Axis Animation discusses careful choices made when building a three-minute zombie video that rocked the industry

Dead Island trailer creators ‘wanted to shock, not offend’

The director of the show-stopping Dead Island trailer believes he has been “fairly restrained and grown-up” in handling the video’s content.

“I think we have been fairly restrained and grown up about it personally,” said Axis Animation co-founder Stuart Aitken, whose company put the GC movie together.

“The zombie genre is about gore and death and a primal fear of irrational violence so there’s no point trying to dodge those things at all.”

Earlier in the month, Glasgow-based animation experts Axis sent shockwaves across the entertainment industries with its three-minute trailer of the upcoming survival-horror game. The official video has been viewed nearly three million times on YouTube, though has not been spared criticism for its depiction of an undead child.

Yet in an interview with Develop, Aitken talks though the meticulous nature of creating the Dead Island trailer, and explains steps put in place to ensure the content didn’t, in his eyes, go too far.

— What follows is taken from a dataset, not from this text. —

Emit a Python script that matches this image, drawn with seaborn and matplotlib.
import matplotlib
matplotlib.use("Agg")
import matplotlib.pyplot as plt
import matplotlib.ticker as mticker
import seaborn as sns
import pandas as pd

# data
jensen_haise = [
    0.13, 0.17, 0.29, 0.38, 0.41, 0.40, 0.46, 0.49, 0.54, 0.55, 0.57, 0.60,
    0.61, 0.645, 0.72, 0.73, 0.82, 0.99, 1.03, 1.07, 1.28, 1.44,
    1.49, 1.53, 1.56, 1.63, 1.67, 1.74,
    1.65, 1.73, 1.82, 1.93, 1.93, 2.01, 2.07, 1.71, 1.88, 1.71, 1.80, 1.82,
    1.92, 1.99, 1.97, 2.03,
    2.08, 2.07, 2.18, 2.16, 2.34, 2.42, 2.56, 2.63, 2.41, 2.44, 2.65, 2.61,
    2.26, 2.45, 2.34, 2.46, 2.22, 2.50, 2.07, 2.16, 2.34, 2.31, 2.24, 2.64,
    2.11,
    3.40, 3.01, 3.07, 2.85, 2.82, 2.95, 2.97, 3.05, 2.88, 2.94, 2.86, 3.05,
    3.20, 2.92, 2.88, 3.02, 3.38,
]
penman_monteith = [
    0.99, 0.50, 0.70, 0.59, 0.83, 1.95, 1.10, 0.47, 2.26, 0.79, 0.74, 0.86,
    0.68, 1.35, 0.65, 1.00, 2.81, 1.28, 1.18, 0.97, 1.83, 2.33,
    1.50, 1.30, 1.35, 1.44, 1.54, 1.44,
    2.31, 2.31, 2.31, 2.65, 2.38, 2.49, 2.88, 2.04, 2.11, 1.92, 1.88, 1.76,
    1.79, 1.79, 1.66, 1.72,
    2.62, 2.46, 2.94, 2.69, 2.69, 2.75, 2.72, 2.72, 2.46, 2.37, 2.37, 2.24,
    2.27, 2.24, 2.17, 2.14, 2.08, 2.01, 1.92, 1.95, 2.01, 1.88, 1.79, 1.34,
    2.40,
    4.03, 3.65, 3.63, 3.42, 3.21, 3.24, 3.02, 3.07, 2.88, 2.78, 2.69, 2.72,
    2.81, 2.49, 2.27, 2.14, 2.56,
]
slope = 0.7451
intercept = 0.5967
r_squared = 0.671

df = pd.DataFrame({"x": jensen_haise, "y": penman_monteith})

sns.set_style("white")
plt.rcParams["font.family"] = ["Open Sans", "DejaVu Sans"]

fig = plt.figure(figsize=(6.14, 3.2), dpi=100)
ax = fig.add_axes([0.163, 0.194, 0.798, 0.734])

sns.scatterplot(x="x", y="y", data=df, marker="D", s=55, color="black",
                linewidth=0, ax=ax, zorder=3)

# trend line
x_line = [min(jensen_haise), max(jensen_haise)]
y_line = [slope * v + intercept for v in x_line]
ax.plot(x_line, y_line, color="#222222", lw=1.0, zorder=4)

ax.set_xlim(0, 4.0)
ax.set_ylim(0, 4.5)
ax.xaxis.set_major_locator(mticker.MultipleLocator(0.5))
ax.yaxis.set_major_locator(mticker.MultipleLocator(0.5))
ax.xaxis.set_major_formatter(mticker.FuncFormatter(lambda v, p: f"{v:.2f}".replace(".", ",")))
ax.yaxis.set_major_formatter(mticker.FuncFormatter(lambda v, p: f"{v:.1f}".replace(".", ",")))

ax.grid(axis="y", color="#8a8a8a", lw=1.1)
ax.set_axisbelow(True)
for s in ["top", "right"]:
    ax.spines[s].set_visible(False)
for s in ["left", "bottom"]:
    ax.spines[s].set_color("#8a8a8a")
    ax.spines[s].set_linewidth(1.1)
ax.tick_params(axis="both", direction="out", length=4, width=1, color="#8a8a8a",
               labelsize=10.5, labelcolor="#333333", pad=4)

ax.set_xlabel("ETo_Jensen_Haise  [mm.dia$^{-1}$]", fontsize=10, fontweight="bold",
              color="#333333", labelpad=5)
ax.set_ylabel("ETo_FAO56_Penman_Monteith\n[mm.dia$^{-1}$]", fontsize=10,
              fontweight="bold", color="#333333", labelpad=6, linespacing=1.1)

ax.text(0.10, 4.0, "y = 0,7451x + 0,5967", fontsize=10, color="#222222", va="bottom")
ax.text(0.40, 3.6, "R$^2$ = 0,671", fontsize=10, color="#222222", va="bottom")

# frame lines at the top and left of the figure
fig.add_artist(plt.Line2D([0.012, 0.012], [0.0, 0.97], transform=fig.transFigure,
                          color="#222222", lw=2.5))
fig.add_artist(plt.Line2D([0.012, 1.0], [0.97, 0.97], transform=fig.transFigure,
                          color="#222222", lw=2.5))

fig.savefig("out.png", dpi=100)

“If you watch carefully almost all the really graphic bits of violence actually happen to the zombies, not the family. The violence that happens to the family is implied or is treated less graphically for the most part and that was quite deliberate,” he said.

“We feel the fear of the family, their sense of hopelessness under the onslaught, their lack of ability to save one another despite trying, and that is more dramatically interesting than seeing them actually being ripped to shreds or something.”

He added: “Enjoying a bit of gore is part of the whole zombie appeal and we have that too. I think a zombie movie that doesn’t try and shock just a little bit is kind of toothless.”

In a new interview with Develop, Aitken explains that the first draft of the trailer had raised the intensity even higher, before discussions with the game’s publisher, Deep Silver, brough about revisions.

“I came up with a script that featured a mother who had been ‘turned’ and a father who discovers her within the more public areas of the hotel. The daughter was in there at that point as well in a, perhaps, even more shocking manner than the final version,” he said.

The final version of the trailer depicts the daughter as a zombie who is apparently killed from being thrown out of the window. Yet the direction of the video, and specifically the use of reversed-slow-motion, removes the emphasis on the fall.

“The slow-motion-in-reverse thing came out of a discussion about how to soften some of the violence a bit – the initial idea for that came from Deep Silver and we discussed making it more ‘balletic’, taking some of the aggressiveness out of it,” Aitken said.

“I really liked that idea and I think we all felt that this would give the trailer a different voice from anything else out there. On the other hand I also felt that the whole film playing out like that would maybe lack some needed punch, so I suggested that we inter-cut a separate thread in real-time, tracking the initial attack on the daughter to provide contrast and add drama.

“On the subject of the daughter character specifically, we were aware that there was an impact about that choice for sure, but I think that choice fitted the narrative we wanted to tell and was appropriate in that sense.

“As the audience you feel that fear much more strongly through the eyes of a child. Some people will see that as being ‘manipulative’ which is fair enough. It draws you in, makes you care.”